The solution: Communicate only what is necessary to get the point across – and eave your personal sentiments or feelings out of it. Try to be accommodative of the other’s viewpoint, and in case you still need to work it out, do it one to one, to avoid making a spectacle of the other person’s beliefs.[6]

Gender Barrier

Finally, it’s about Men from Mars and Women from Venus. Sometimes, men don’t understand women and women don’t get men – and this gender gap throws barriers in communication. Women tend to take conflict to their graves, literally, while men can move on instantly. Women rely on intuition, men on logic – so inherently, gender becomes a big block in successful communication.[7]

The problem: A male boss may inadvertently rub his female subordinates the wrong way with anti-feminism innuendoes, or even have problems with women taking too many family leaves. Similarly, women sometimes let their emotions get the better of them, something a male audience can’t relate to.

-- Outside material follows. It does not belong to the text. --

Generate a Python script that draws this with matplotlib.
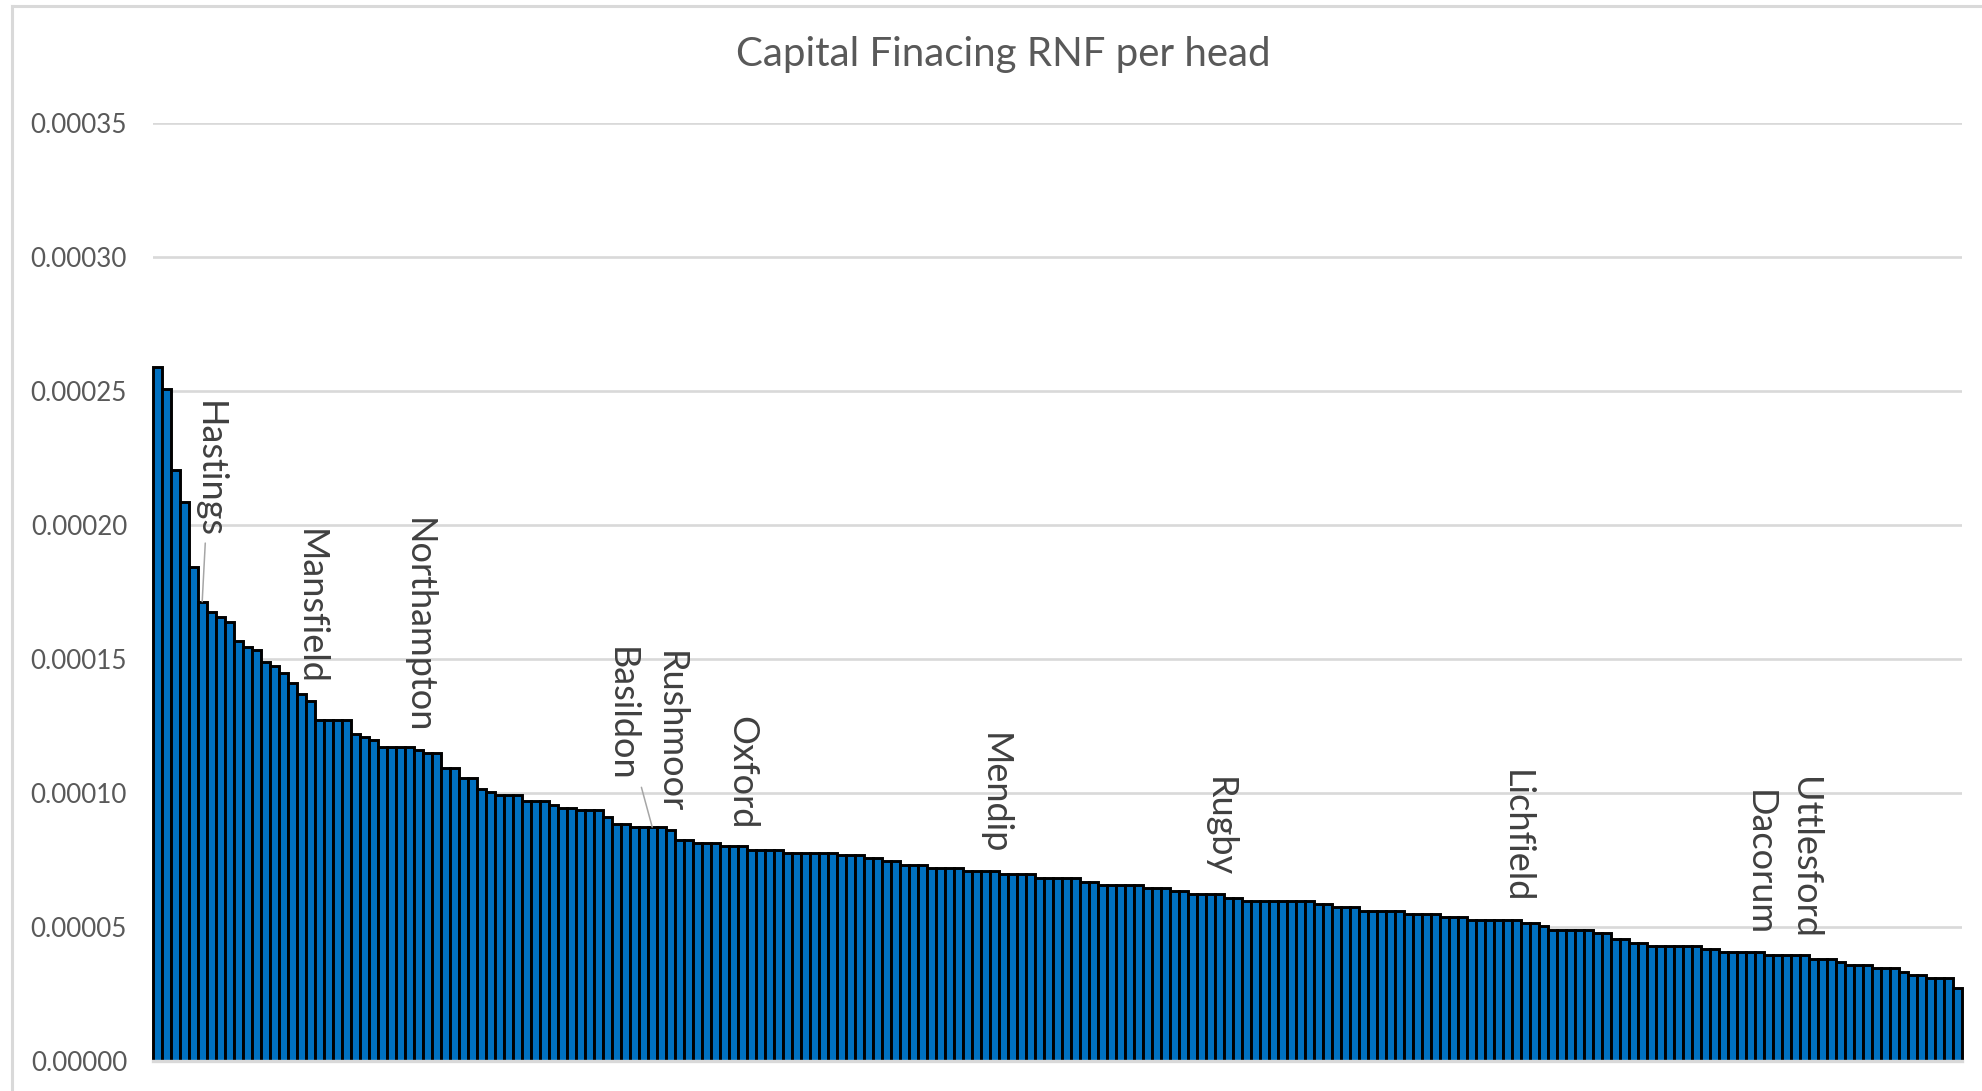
import numpy as np
import matplotlib.pyplot as plt
from matplotlib.lines import Line2D
from matplotlib.ticker import FormatStrFormatter

# ---- Data: Capital Financing RNF per head, sorted high -> low (values x 1e-5) ----
rnf_e5 = [
    25.90, 25.06, 22.04, 20.84, 18.45, 17.14, 16.76, 16.56, 16.39, 15.68,
    15.46, 15.33, 14.87, 14.75, 14.48, 14.12, 13.68, 13.43, 12.72, 12.72,
    12.72, 12.72, 12.22, 12.09, 11.99, 11.72, 11.72, 11.72, 11.72, 11.62,
    11.49, 11.49, 10.92, 10.92, 10.55, 10.55, 10.15, 10.05, 9.94, 9.94,
    9.94, 9.72, 9.72, 9.72, 9.56, 9.45, 9.45, 9.35, 9.35, 9.35,
    9.12, 8.85, 8.85, 8.73, 8.73, 8.73, 8.73, 8.63, 8.25, 8.25,
    8.14, 8.14, 8.14, 8.01, 8.01, 8.01, 7.88, 7.88, 7.88, 7.88,
    7.75, 7.75, 7.75, 7.75, 7.75, 7.75, 7.68, 7.68, 7.68, 7.57,
    7.57, 7.45, 7.45, 7.30, 7.30, 7.30, 7.19, 7.19, 7.19, 7.19,
    7.08, 7.08, 7.08, 7.08, 6.97, 6.97, 6.97, 6.97, 6.83, 6.83,
    6.83, 6.83, 6.83, 6.68, 6.68, 6.58, 6.58, 6.58, 6.58, 6.58,
    6.47, 6.47, 6.47, 6.35, 6.35, 6.24, 6.24, 6.24, 6.24, 6.10,
    6.10, 5.98, 5.98, 5.98, 5.98, 5.98, 5.98, 5.98, 5.98, 5.87,
    5.87, 5.76, 5.76, 5.76, 5.61, 5.61, 5.61, 5.61, 5.61, 5.50,
    5.50, 5.50, 5.50, 5.39, 5.39, 5.39, 5.26, 5.26, 5.26, 5.26,
    5.26, 5.26, 5.15, 5.15, 5.02, 4.90, 4.90, 4.90, 4.90, 4.90,
    4.77, 4.77, 4.55, 4.55, 4.40, 4.40, 4.30, 4.30, 4.30, 4.30,
    4.30, 4.30, 4.17, 4.17, 4.05, 4.05, 4.05, 4.05, 4.05, 3.94,
    3.94, 3.94, 3.94, 3.94, 3.80, 3.80, 3.80, 3.70, 3.58, 3.58,
    3.58, 3.47, 3.47, 3.47, 3.33, 3.20, 3.20, 3.09, 3.09, 3.09,
    2.72,
]
rnf = np.array(rnf_e5) * 1e-5

# named districts (position in the sorted list)
label_names = ["Mansfield", "Northampton", "Rushmoor", "Oxford", "Mendip",
               "Rugby", "Lichfield", "Dacorum", "Uttlesford"]
label_idx = [17, 29, 57, 65, 93, 118, 151, 178, 183]

# labels moved off their bar, joined by a leader line
moved_names = ["Hastings", "Basildon"]
moved_idx = [5, 55]

yticks = [0.0, 0.00005, 0.00010, 0.00015, 0.00020, 0.00025, 0.00030, 0.00035]

# ---- Plot ----
W, H = 1983, 1091
fig = plt.figure(figsize=(W / 100, H / 100), dpi=100)
plt.rcParams['font.family'] = ['Lato', 'DejaVu Sans']

ax = fig.add_axes([152.7 / W, 30 / H, 1809 / W, 938 / H])
x = np.arange(len(rnf))
ax.bar(x, rnf, width=1.0, color='#0070C0', edgecolor='black', linewidth=2.1,
       zorder=3, clip_on=False)

ax.set_xlim(-0.5, len(rnf) - 0.5)
ax.set_ylim(0, 0.00035)
ax.set_yticks(yticks)
ax.yaxis.set_major_formatter(FormatStrFormatter('%.5f'))
ax.set_xticks([])
ax.tick_params(axis='y', length=0, pad=18.5, labelsize=18.7, labelcolor='#595959')
ax.grid(axis='y', color='#d9d9d9', linewidth=1.9, zorder=0)
ax.set_axisbelow(True)
for side in ['top', 'right', 'left']:
    ax.spines[side].set_visible(False)
ax.spines['bottom'].set_color('#d9d9d9')
ax.spines['bottom'].set_linewidth(2.4)
ax.spines['bottom'].set_zorder(4)

# data labels above their bars
for name, i in zip(label_names, label_idx):
    ax.annotate(name, xy=(i, rnf[i]), xytext=(0, 12), textcoords='offset points',
                rotation=270, ha='center', va='bottom', fontsize=26, color='#404040')

# labels with leader lines
moved_offset = [(5, 95.5), (-22, 81)]
for name, i, off in zip(moved_names, moved_idx, moved_offset):
    ax.annotate(name, xy=(i, rnf[i]), xytext=off, textcoords='offset points',
                rotation=270, ha='center', va='center', fontsize=26, color='#404040',
                arrowprops=dict(arrowstyle='-', color='#a6a6a6', lw=1.1,
                                shrinkA=2, shrinkB=0))

fig.text(1003.5 / W, 1 - 66 / H, "Capital Finacing RNF per head", ha='center',
         va='baseline', fontsize=29, color='#595959')

# chart area border (left + top)
fig.add_artist(Line2D([12.5 / W, 12.5 / W], [0, 1 - 5.5 / H], color='#d9d9d9', lw=2.2))
fig.add_artist(Line2D([12.5 / W, 1], [1 - 5.5 / H, 1 - 5.5 / H], color='#d9d9d9', lw=2.2))

fig.savefig("out.png", dpi=100)
plt.close(fig)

The solution: Talk to people like people – don’t think or classify them into genders and then talk accordingly. Don’t make comments or innuendos that are gender biased – you don’t have to come across as an MCP or as a bra-burning feminist either. Keep gender out of it.

And remember, the key to successful communication is simply being open, making eye contact and smiling intermittently. The battle is usually half won when you say what you mean in simple, straightforward words and keep your emotions out of it.